PORT ARTHUR, TX (KTRK) -- An East Texas activist is
$150,000 richer after his work fighting Port Arthur pollution was recognized.
Hilton Kelley won the Goldman Prize, sometimes referred to as the 'Green Nobel
Prize.'
Just one person in all of North America wins each
year, so we visited Kelley in Port Arthur to find out why he won and what we
could learn from him here.
Kelley grew up in the shadow of Port Arthur's
refineries, and despite moving away as a young man, he never stopped thinking
about them. He moved back to Port Arthur nearly 11 years ago when he realized
no one was taking care of the air above his hometown.
"People have been beaten down over time to the
point where they don't believe they even have rights anymore," he said.
So many of his old neighbors, Kelley thought, had
become complacent about his growing pollution concerns.
"You can tell them, but I don't know if they'll
listen," said his mother, Thessy Harris.
Kelley, who was honored on Monday with the $150,000
Goldman Prize for environmental activism, knew there was a way to make Port
Arthur's big industries listen. At first, it was as simple as a 5-gallon bucket
and a hand pump to test potentially toxic air.
"We used it to grab ambient air that's around
us to try and identify exactly what type of chemicals ... are in the air at any
given time," he said.
Starting in 2001, Kelley took samples with his
modified bucket and hand pump, sent them to a lab and results showed air toxic
levels higher than industry and the state previously owned up to.
"The state is supposed to do it, but we've
learned we can't rely on the state," Kelley said.

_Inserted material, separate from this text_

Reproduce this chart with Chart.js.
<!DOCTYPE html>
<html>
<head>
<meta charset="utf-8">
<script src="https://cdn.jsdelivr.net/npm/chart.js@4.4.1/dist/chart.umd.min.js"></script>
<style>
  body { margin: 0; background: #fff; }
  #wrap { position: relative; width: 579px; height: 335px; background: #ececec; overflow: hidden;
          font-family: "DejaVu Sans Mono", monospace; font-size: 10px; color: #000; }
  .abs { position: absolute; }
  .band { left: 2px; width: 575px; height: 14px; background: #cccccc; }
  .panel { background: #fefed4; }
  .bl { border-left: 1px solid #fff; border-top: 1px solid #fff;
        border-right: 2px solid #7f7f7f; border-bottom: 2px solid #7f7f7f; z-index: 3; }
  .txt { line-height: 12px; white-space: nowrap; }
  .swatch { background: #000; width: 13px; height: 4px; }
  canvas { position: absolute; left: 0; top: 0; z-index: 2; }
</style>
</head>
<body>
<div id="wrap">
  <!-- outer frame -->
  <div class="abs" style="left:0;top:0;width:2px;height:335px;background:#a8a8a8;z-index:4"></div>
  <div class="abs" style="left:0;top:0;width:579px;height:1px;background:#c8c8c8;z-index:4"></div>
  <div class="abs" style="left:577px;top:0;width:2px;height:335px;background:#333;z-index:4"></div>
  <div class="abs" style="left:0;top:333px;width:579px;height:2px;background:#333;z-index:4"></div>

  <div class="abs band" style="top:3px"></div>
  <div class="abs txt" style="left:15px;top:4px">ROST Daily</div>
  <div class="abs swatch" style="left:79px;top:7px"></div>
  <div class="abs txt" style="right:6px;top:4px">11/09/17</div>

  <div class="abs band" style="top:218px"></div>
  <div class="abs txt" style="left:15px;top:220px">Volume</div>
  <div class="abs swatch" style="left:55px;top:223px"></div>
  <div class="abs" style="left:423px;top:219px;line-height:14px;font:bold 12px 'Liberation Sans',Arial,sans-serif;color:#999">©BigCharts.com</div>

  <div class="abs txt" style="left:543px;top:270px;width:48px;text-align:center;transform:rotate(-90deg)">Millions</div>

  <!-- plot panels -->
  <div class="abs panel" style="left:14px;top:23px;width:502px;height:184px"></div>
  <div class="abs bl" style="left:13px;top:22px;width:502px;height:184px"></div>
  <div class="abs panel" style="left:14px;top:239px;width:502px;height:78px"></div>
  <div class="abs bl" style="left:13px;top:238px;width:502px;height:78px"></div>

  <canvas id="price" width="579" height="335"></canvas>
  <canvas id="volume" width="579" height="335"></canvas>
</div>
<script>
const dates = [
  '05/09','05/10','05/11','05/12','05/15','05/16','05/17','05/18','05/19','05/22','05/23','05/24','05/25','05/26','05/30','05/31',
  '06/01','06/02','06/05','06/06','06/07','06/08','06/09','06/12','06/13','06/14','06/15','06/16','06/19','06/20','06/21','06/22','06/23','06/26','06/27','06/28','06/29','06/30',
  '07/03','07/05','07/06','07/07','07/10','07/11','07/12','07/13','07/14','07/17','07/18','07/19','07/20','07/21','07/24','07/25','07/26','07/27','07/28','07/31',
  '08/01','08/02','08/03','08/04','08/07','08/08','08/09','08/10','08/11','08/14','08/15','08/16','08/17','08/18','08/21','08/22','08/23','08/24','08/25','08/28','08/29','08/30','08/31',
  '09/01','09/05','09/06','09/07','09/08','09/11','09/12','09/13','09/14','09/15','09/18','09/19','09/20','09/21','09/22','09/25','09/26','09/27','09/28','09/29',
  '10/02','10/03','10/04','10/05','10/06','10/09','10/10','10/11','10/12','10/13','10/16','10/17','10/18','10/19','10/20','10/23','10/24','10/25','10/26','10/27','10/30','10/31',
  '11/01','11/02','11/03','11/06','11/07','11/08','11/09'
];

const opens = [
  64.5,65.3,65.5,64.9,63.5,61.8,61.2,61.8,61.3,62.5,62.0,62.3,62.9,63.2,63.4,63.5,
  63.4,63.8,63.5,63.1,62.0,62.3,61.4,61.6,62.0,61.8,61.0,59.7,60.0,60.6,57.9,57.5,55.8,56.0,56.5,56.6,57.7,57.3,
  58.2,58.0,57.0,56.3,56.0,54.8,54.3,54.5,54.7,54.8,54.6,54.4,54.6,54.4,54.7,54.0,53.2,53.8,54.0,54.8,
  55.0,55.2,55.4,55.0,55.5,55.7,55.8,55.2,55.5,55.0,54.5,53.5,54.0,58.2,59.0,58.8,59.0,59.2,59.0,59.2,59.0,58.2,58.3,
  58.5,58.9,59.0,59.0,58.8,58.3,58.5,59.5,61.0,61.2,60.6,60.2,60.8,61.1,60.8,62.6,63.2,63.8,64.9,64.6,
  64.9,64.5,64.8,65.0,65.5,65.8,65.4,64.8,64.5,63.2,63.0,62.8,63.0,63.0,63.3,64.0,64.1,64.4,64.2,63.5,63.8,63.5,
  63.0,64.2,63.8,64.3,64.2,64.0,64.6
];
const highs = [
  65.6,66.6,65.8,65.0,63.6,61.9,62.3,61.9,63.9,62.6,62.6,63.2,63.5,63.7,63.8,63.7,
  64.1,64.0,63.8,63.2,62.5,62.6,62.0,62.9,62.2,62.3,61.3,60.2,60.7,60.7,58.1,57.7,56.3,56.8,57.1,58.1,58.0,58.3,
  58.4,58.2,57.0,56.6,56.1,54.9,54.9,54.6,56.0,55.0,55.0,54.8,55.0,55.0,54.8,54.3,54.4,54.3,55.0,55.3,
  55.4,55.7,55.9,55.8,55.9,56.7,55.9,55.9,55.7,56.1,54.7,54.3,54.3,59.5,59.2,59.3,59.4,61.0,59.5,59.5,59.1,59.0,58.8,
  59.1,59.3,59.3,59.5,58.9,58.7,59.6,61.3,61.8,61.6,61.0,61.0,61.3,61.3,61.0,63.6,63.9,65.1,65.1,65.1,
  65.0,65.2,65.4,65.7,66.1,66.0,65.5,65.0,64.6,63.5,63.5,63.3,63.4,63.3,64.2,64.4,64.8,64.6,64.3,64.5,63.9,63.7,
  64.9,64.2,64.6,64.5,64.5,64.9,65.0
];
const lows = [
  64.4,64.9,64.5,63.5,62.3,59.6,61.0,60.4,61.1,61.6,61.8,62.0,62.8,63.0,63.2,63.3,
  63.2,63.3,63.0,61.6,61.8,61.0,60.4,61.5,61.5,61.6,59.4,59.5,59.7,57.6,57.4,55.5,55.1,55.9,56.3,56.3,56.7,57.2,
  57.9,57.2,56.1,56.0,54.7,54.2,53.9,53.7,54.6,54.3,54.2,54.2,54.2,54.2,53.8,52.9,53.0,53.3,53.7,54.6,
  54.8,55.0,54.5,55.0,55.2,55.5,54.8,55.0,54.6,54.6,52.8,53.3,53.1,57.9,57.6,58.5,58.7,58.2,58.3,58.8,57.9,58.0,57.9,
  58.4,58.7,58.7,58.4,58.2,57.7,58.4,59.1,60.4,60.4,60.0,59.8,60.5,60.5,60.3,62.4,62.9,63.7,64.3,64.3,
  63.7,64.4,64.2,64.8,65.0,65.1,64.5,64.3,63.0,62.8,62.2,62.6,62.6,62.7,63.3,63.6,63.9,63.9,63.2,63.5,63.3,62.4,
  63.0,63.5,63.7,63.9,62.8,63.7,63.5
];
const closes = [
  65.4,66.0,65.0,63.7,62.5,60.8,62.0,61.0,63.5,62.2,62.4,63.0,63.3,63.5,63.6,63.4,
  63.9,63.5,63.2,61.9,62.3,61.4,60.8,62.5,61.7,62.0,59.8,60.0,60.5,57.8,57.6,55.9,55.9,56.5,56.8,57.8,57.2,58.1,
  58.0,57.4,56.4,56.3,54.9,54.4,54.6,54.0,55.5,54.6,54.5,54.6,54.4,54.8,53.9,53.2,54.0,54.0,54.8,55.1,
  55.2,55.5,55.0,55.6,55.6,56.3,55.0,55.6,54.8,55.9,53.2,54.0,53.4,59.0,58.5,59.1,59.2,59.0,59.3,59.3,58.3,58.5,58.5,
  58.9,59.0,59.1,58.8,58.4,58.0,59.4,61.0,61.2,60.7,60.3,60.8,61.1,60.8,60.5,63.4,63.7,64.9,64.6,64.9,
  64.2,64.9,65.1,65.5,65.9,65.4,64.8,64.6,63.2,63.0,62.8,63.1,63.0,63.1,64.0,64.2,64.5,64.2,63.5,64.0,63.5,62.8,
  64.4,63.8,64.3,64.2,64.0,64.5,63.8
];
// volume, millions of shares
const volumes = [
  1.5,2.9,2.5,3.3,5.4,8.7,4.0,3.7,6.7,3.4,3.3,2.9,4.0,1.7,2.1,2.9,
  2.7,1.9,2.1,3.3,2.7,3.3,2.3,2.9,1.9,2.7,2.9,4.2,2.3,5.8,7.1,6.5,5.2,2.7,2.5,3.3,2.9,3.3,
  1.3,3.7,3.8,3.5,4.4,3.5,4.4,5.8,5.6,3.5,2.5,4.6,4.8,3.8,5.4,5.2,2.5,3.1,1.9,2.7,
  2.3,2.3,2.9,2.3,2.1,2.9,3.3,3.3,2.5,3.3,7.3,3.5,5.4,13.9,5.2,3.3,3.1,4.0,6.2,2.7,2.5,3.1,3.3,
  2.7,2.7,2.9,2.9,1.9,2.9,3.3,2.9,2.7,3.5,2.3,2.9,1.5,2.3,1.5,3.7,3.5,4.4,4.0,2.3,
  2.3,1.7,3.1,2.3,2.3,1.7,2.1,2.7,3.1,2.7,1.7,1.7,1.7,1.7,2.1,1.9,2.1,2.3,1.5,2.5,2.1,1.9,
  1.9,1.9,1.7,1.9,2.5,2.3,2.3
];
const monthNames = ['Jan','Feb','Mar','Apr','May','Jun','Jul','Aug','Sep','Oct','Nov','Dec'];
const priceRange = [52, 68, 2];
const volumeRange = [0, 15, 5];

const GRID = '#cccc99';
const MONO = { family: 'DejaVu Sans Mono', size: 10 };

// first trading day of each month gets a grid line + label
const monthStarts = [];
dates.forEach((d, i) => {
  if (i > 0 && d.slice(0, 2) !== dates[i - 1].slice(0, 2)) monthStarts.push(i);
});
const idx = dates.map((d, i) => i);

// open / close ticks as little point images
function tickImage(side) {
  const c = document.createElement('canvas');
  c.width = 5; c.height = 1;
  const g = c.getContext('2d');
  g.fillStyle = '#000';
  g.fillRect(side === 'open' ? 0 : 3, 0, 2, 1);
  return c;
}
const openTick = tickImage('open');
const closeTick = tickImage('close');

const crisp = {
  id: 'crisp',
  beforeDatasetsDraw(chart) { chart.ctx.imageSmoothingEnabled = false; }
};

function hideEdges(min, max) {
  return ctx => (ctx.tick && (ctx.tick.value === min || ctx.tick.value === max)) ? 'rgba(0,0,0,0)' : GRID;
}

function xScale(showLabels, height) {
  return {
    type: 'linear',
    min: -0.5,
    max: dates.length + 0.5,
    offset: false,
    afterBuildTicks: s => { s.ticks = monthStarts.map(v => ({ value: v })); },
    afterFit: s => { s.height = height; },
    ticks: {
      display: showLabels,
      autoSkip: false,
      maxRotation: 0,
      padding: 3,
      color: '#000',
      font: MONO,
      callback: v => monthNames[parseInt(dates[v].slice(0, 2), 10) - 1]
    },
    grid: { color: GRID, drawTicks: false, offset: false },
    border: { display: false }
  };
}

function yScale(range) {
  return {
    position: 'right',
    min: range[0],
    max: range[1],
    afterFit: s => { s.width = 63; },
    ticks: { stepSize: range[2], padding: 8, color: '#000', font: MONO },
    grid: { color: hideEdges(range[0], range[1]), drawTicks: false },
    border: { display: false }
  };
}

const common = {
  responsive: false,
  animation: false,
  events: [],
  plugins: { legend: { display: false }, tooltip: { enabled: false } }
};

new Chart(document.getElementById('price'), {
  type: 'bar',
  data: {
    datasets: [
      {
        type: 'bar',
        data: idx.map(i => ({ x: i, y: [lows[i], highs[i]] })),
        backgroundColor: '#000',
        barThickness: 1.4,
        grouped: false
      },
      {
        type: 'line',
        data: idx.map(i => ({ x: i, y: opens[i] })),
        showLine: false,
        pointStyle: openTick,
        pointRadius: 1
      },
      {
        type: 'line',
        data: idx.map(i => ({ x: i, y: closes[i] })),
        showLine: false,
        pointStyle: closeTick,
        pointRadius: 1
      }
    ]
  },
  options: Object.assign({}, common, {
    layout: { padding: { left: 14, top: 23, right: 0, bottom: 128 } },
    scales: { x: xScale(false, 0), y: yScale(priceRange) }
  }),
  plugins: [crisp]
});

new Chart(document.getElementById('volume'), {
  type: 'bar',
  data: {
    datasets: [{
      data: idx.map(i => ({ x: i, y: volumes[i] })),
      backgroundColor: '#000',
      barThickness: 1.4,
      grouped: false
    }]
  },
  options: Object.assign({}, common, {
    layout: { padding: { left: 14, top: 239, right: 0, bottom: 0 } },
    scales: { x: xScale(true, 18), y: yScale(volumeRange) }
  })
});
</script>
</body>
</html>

And it wasn't just there. Kelley brought his bucket
and more recently more high-tech tools to the Houston area, where he says the
results were the same.
"We picked up very, very high readings of
benzene, which is a known cancer-causing chemical, a carcinogen. It was really
off the charts," he said.
In Houston, activists have long complained that
state air monitoring is almost non-existent and industry monitoring is too
secretive, but once Kelley had his own data, the industry and the state paid
attention. He's won emission reductions in Port Arthur and convinced the Motiva
Refinery to create a $3.5 million community fund.
"What are our communities? Sacrifice zones for
the nation to have clean-burning gasoline and petrochemical products,"
Kelley said.
The lesson of Kelley's success in Port Arthur is not
an easy one. It took years to get his own neighbors to listen, let alone big
companies.
"Industry is listening to the Community
In-Power Development Association now; it's been a long climb up," he said.
And he is still climbing. When Kelley started his
work, he thought it would be a two to three year job. Ten years later, he is
still working and doesn't know when it will end.